**Data shown:**

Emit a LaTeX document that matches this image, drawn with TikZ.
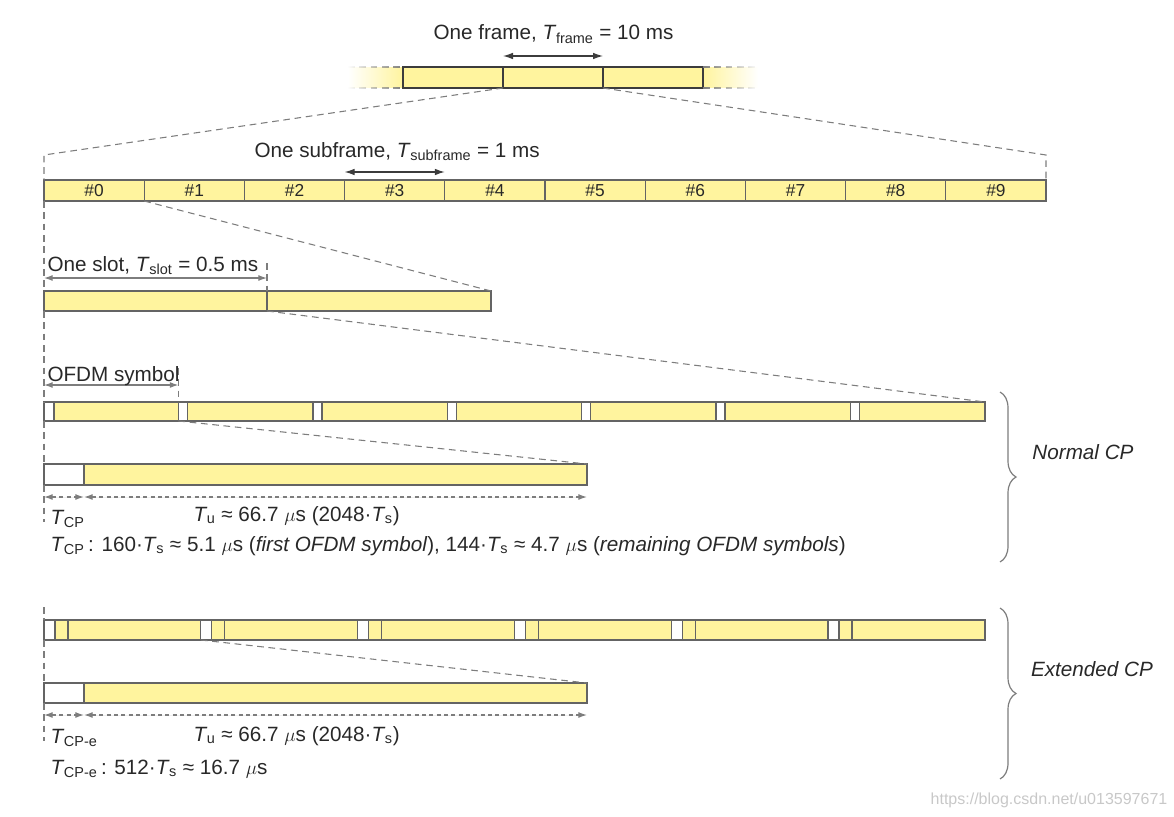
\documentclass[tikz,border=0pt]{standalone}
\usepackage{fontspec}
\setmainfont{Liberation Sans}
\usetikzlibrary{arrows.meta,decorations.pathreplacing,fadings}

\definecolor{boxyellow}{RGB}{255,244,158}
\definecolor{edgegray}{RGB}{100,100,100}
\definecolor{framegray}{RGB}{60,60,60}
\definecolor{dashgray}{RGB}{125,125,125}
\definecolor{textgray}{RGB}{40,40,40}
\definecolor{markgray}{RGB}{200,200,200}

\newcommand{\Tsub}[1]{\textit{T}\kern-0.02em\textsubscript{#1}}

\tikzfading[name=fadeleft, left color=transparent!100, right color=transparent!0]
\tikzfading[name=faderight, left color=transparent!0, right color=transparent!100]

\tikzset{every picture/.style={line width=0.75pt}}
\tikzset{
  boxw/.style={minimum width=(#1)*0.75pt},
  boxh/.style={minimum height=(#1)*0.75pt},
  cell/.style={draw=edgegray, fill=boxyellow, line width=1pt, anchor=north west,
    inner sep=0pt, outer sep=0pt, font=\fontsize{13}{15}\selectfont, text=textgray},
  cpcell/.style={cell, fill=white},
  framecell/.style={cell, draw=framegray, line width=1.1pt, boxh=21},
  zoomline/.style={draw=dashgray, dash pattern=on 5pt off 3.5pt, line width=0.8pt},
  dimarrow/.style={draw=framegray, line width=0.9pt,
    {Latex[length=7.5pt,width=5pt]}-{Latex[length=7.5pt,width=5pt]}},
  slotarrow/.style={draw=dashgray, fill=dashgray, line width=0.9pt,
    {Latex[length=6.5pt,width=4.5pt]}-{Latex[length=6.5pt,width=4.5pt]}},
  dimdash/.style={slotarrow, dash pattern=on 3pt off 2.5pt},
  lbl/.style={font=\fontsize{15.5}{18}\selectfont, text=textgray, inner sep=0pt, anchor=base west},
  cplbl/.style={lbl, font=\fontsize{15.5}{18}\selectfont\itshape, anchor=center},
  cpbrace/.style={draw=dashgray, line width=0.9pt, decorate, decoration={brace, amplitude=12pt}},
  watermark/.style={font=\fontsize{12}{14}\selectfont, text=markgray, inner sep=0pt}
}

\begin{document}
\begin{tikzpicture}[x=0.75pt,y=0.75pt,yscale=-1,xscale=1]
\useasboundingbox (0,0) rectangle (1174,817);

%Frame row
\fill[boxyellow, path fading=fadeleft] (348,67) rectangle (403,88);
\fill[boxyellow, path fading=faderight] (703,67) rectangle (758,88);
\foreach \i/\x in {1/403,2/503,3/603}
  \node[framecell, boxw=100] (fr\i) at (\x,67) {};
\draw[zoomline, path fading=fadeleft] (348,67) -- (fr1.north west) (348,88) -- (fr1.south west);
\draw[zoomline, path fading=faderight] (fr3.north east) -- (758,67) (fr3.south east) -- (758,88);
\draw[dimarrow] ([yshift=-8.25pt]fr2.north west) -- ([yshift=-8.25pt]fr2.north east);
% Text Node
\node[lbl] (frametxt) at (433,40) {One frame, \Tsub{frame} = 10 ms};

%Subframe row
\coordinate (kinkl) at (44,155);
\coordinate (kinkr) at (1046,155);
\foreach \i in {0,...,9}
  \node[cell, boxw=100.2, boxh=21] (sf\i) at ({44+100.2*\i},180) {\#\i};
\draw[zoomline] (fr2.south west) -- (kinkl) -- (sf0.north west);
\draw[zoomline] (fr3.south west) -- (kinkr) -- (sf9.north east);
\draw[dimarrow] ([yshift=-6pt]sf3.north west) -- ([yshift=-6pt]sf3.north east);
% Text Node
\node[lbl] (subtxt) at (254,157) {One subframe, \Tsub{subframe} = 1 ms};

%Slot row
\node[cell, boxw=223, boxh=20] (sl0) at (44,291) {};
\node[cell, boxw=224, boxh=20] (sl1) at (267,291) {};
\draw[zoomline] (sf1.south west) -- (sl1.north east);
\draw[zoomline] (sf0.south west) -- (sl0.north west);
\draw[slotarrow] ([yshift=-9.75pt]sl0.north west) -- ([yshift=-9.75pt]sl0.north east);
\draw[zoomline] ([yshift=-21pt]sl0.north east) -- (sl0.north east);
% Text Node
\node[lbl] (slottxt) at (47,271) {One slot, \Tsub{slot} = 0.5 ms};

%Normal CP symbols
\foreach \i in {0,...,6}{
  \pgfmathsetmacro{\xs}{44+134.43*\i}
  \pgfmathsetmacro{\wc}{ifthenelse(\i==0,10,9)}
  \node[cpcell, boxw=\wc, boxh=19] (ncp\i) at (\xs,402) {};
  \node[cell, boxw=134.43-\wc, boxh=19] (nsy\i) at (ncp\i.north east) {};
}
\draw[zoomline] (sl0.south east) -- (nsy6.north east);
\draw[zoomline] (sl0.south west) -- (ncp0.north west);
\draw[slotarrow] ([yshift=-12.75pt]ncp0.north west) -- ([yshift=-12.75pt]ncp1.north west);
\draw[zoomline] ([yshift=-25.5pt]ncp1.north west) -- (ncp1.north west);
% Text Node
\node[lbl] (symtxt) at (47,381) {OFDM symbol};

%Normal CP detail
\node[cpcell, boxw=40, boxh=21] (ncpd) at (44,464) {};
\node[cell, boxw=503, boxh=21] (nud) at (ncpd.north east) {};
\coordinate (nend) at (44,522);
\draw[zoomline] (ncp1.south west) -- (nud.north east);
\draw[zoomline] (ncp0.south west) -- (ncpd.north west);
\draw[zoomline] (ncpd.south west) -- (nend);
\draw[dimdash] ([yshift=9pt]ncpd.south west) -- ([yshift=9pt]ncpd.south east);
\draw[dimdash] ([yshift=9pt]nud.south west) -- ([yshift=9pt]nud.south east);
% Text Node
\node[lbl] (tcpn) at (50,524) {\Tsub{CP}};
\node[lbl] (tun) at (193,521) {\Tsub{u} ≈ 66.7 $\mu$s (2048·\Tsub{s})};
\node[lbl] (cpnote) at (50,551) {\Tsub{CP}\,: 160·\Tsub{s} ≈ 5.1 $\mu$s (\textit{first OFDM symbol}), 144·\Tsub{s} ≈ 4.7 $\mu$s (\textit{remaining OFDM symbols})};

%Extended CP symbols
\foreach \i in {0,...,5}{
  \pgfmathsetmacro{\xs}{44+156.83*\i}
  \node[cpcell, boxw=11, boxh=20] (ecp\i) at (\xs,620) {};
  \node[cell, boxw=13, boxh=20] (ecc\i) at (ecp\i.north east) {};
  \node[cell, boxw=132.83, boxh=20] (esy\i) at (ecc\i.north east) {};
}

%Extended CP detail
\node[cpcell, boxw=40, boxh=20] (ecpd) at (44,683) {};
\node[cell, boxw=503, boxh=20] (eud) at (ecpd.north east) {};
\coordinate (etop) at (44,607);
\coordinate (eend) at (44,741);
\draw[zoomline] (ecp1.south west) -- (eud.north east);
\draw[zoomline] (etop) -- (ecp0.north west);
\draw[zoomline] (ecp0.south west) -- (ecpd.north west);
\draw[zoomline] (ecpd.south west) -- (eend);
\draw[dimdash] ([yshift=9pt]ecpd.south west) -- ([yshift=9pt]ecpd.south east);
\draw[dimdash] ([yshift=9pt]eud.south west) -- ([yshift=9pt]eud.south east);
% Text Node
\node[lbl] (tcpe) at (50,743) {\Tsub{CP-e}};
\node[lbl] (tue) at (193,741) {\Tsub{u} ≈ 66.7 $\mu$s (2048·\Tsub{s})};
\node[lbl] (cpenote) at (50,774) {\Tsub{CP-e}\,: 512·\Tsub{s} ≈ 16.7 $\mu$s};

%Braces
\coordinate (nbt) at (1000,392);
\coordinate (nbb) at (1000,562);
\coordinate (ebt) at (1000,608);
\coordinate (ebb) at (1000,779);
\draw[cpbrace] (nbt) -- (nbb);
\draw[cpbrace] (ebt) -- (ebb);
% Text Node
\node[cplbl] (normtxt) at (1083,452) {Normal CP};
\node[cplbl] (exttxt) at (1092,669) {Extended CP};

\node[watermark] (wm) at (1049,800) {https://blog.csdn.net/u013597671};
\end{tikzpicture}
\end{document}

**Aim:** Leave out the pictures, then repeat the listing above exactly from its first line to the line with "color=transparent!0, right color=transparent!100]", inclusive.

**Solution to the problem:**
Emit a LaTeX document that matches this image, drawn with TikZ.
\documentclass[tikz,border=0pt]{standalone}
\usepackage{fontspec}
\setmainfont{Liberation Sans}
\usetikzlibrary{arrows.meta,decorations.pathreplacing,fadings}

\definecolor{boxyellow}{RGB}{255,244,158}
\definecolor{edgegray}{RGB}{100,100,100}
\definecolor{framegray}{RGB}{60,60,60}
\definecolor{dashgray}{RGB}{125,125,125}
\definecolor{textgray}{RGB}{40,40,40}
\definecolor{markgray}{RGB}{200,200,200}

\newcommand{\Tsub}[1]{\textit{T}\kern-0.02em\textsubscript{#1}}

\tikzfading[name=fadeleft, left color=transparent!100, right color=transparent!0]
\tikzfading[name=faderight, left color=transparent!0, right color=transparent!100]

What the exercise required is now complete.